In the original Sailor Moon anime series, there were what the dub called "Rainbow Jewels", seven gems that would bring about the Silver Crystal. The Dark Kingdom wanted it to gain the power they needed to unleash Queen Metallia, Tuxedo Mask wanted it to help with his memories and the Sailors just wanted to keep them safe. The bad guys get them for all of five seconds before they become the Silver Crystal and end up revealing that Sailor Moon's also the missing Moon Princess.
The anime version of Sands of Destruction is about the World Destruction Committee, who spend the entire series carrying around an orb capable of destroying the world. (Only one of them is capable of using it, however, and he has no desire to destroy the world.)

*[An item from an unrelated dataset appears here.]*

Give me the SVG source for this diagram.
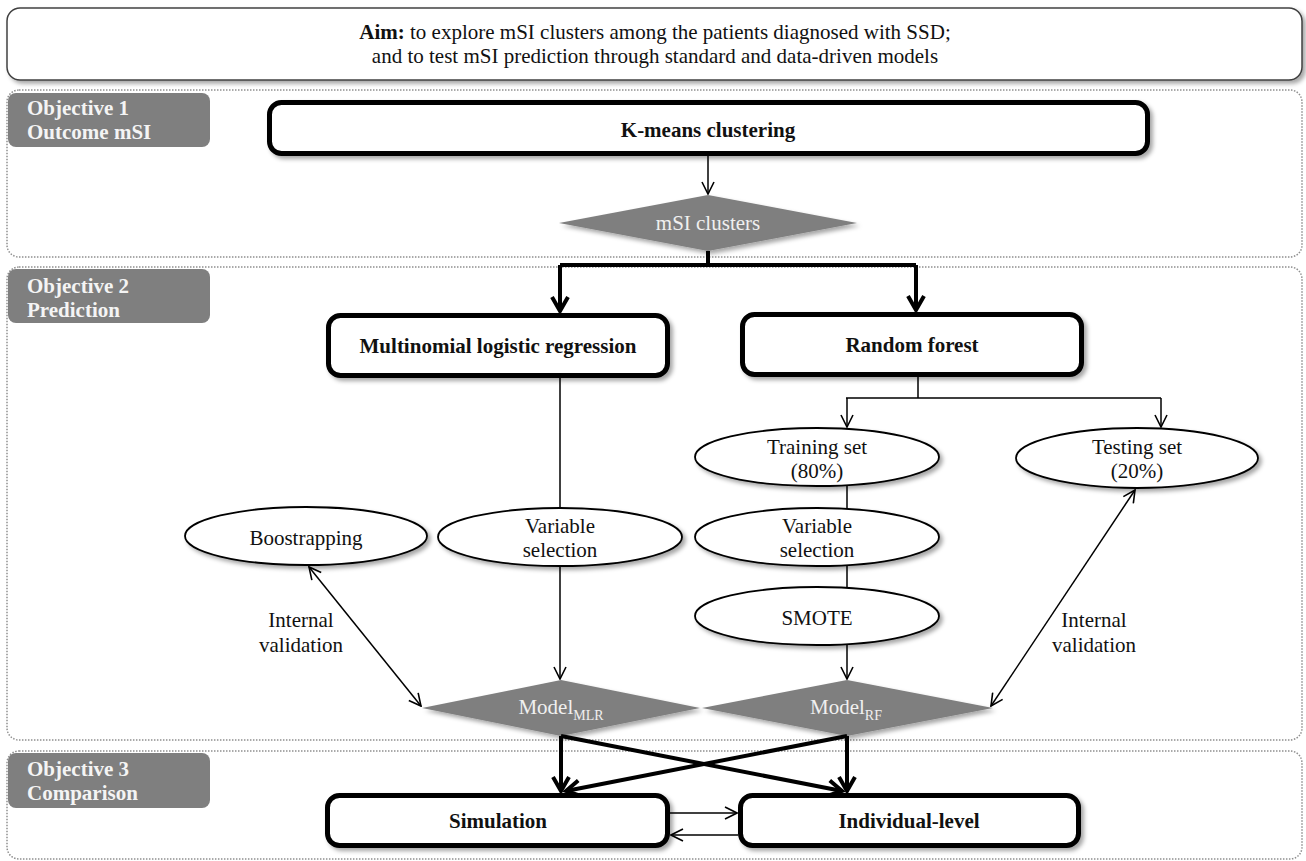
<svg xmlns="http://www.w3.org/2000/svg" width="1306" height="861" viewBox="0 0 1306 861">
<style>
text{font-family:"Liberation Serif","Times New Roman",serif;font-size:21px;fill:#111}
.b{font-weight:bold}
.lbl{font-weight:bold;fill:#f4f4f4}
.dia{fill:#f0f0f0}
.c{text-anchor:middle}
.panel{fill:none;stroke:#8f8f8f;stroke-width:1.5;stroke-dasharray:1.5 1.5}
.tag{fill:#7f7f7f}
.box{fill:#fff;stroke:#000;stroke-width:5}
.ell{fill:#fff;stroke:#000;stroke-width:1.8}
.diamond{fill:#7f7f7f}
.thin{fill:none;stroke:#000;stroke-width:1.5}
.thick{fill:none;stroke:#000;stroke-width:4}
</style>
<defs>
<filter id="sh" x="-10%" y="-20%" width="130%" height="150%">
<feDropShadow dx="3" dy="3" stdDeviation="2" flood-color="#000" flood-opacity="0.35"/>
</filter>
<marker id="a1" markerUnits="userSpaceOnUse" viewBox="0 0 14 14" refX="13" refY="7" markerWidth="14" markerHeight="14" orient="auto-start-reverse">
<path d="M1,1 L13,7 L1,13" fill="none" stroke="#000" stroke-width="1.6"/>
</marker>
<marker id="a2" markerUnits="userSpaceOnUse" viewBox="0 0 20 20" refX="17" refY="10" markerWidth="20" markerHeight="20" orient="auto">
<path d="M3,2 L17,10 L3,18" fill="none" stroke="#000" stroke-width="4"/>
</marker>
</defs>

<g id="aim">
<rect x="7" y="8" width="1295" height="72" rx="13" fill="#fff" stroke="#404040" stroke-width="1.5" filter="url(#sh)"/>
<text x="655" y="39" class="c"><tspan class="b">Aim:</tspan> to explore mSI clusters among the patients diagnosed with SSD;</text>
<text x="655" y="63" class="c">and to test mSI prediction through standard and data-driven models</text>
</g>

<g id="panel1">
<rect x="7" y="90" width="1295" height="167" rx="12" class="panel"/>
<rect x="8" y="93" width="202" height="54" rx="8" class="tag"/>
<text x="27" y="115" class="lbl">Objective 1</text>
<text x="27" y="139" class="lbl">Outcome mSI</text>
</g>

<g id="panel2">
<rect x="7" y="267" width="1295" height="473" rx="12" class="panel"/>
<rect x="8" y="269" width="202" height="54" rx="8" class="tag"/>
<text x="27" y="293" class="lbl">Objective 2</text>
<text x="27" y="317" class="lbl">Prediction</text>
</g>

<g id="panel3">
<rect x="7" y="751" width="1295" height="108" rx="12" class="panel"/>
<rect x="8" y="753" width="202" height="55" rx="8" class="tag"/>
<text x="27" y="776" class="lbl">Objective 3</text>
<text x="27" y="800" class="lbl">Comparison</text>
</g>

<g id="kmeans">
<rect x="269.5" y="102.5" width="878" height="51" rx="12" class="box" filter="url(#sh)"/>
<text x="708" y="137" class="b c">K-means clustering</text>
</g>

<g id="msi">
<polygon points="559,223 708,195 857,223 708,251" class="diamond" filter="url(#sh)"/>
<text x="708" y="230" class="dia c">mSI clusters</text>
</g>

<g id="mlr">
<rect x="328.5" y="315.5" width="339" height="60" rx="12" class="box" filter="url(#sh)"/>
<text x="498" y="353" class="b c">Multinomial logistic regression</text>
</g>

<g id="rf">
<rect x="742.5" y="314.5" width="339" height="60" rx="12" class="box" filter="url(#sh)"/>
<text x="912" y="352" class="b c">Random forest</text>
</g>

<g id="boot">
<ellipse cx="306" cy="536" rx="121" ry="29" class="ell" filter="url(#sh)"/>
<text x="306" y="545" class="c">Boostrapping</text>
</g>

<g id="varsel1">
<ellipse cx="560" cy="537" rx="122" ry="29" class="ell" filter="url(#sh)"/>
<text x="560" y="533" class="c">Variable</text>
<text x="560" y="557" class="c">selection</text>
</g>

<g id="train">
<ellipse cx="817" cy="457" rx="122" ry="29" class="ell" filter="url(#sh)"/>
<text x="817" y="454" class="c">Training set</text>
<text x="817" y="478" class="c">(80%)</text>
</g>

<g id="test">
<ellipse cx="1137" cy="458" rx="121" ry="30" class="ell" filter="url(#sh)"/>
<text x="1137" y="454" class="c">Testing set</text>
<text x="1137" y="478" class="c">(20%)</text>
</g>

<g id="varsel2">
<ellipse cx="817" cy="537" rx="122" ry="29" class="ell" filter="url(#sh)"/>
<text x="817" y="533" class="c">Variable</text>
<text x="817" y="557" class="c">selection</text>
</g>

<g id="smote">
<ellipse cx="817" cy="616" rx="122" ry="29" class="ell" filter="url(#sh)"/>
<text x="817" y="625" class="c">SMOTE</text>
</g>

<g id="modelmlr">
<polygon points="422,708 561,680 700,708 561,736" class="diamond" filter="url(#sh)"/>
<text x="561" y="714" class="dia c">Model<tspan font-size="14" dy="6">MLR</tspan></text>
</g>

<g id="modelrf">
<polygon points="702,708 847,680 993,708 847,736" class="diamond" filter="url(#sh)"/>
<text x="846" y="714" class="dia c">Model<tspan font-size="14" dy="6">RF</tspan></text>
</g>

<g id="sim">
<rect x="327.5" y="795.5" width="340" height="50" rx="12" class="box" filter="url(#sh)"/>
<text x="498" y="828" class="b c">Simulation</text>
</g>

<g id="indiv">
<rect x="740.5" y="795.5" width="338" height="50" rx="12" class="box" filter="url(#sh)"/>
<text x="909" y="828" class="b c">Individual-level</text>
</g>

<g id="labels">
<text x="301" y="627" class="c">Internal</text>
<text x="301" y="652" class="c">validation</text>
<text x="1094" y="627" class="c">Internal</text>
<text x="1094" y="652" class="c">validation</text>
</g>

<g id="connectors">
<path d="M708,156 L708,194" class="thin" marker-end="url(#a1)"/>
<path d="M708,251 L708,265 M560,265 L916,265" class="thick"/>
<path d="M560,265 L560,311" class="thick" marker-end="url(#a2)"/>
<path d="M916,265 L916,310" class="thick" marker-end="url(#a2)"/>
<path d="M560,378 L560,508" class="thin"/>
<path d="M560,566 L560,679" class="thin" marker-end="url(#a1)"/>
<path d="M918,377 L918,398 M846,398 L1161,398" class="thin"/>
<path d="M847,398 L847,427" class="thin" marker-end="url(#a1)"/>
<path d="M1161,398 L1161,427" class="thin" marker-end="url(#a1)"/>
<path d="M847,486 L847,508" class="thin"/>
<path d="M847,566 L847,587" class="thin"/>
<path d="M847,645 L847,679" class="thin" marker-end="url(#a1)"/>
<path d="M309,567 L421,706" class="thin" marker-start="url(#a1)" marker-end="url(#a1)"/>
<path d="M1135,490 L991,706" class="thin" marker-start="url(#a1)" marker-end="url(#a1)"/>
<path d="M561,736 L561,791" class="thick" marker-end="url(#a2)"/>
<path d="M847,736 L847,791" class="thick" marker-end="url(#a2)"/>
<path d="M561,736 L842,791" class="thick" marker-end="url(#a2)"/>
<path d="M847,736 L566,791" class="thick" marker-end="url(#a2)"/>
<path d="M670,813 L737,813" class="thin" marker-end="url(#a1)"/>
<path d="M738,835 L671,835" class="thin" marker-end="url(#a1)"/>
</g>
</svg>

The demon tool Brew in Soul Eater. Originally sought out by Shibusen for no clear purpose other than to avoid the other guys getting their hands on it, it was used as a bargaining chip by Medusa. She tricked Arachne into thinking she had the real thing, and gave Brew itself to Shinigami in exchange for information and a deal to bring down Arachnaphobia. The one occasion the MacGuffin tool itself does something significant, is in a Chekov's Gun-like moment during the Baba Yaga arc. Its soul amplification ability saves Death the Kid's life. And his left arm. Now placed in Noah's book, it may well turn up again to...be passed around by the cast once more.
Unsurprisingly, it does. At the very end of the series Crona uses it to seal Asura, and herself, on the moon.
In Tamagotchi! Miracle Friends, the twins Miraitchi and Clulutchi, as well as the other Tama-Friends, are after special creatures called Dreambakutchis that will help the duo get back to the future where they belong. However, Smartotchi a.k.a. the villain X-Kamen also wants them for his own purposes.
In Tokyo Shinobi Squad, En's scroll is one part of the Cycle of Five Scrolls, a set of the most valued and powerful ninpo arts in the world. He's been hounded by assassins looking to nab it for themselves for ages until he runs into Jin. Jin is also after one of the other four.
The flashy, expensive sneakers are the primary (and possibly only) motivators for Kirenenko in Usavich.
In Windy Tales, the wind manipulation powers are used mostly as a backdrop for the more Slice of Life nature of the tales in the title.
The Dokuro Stones from Yatterman would definitely apply.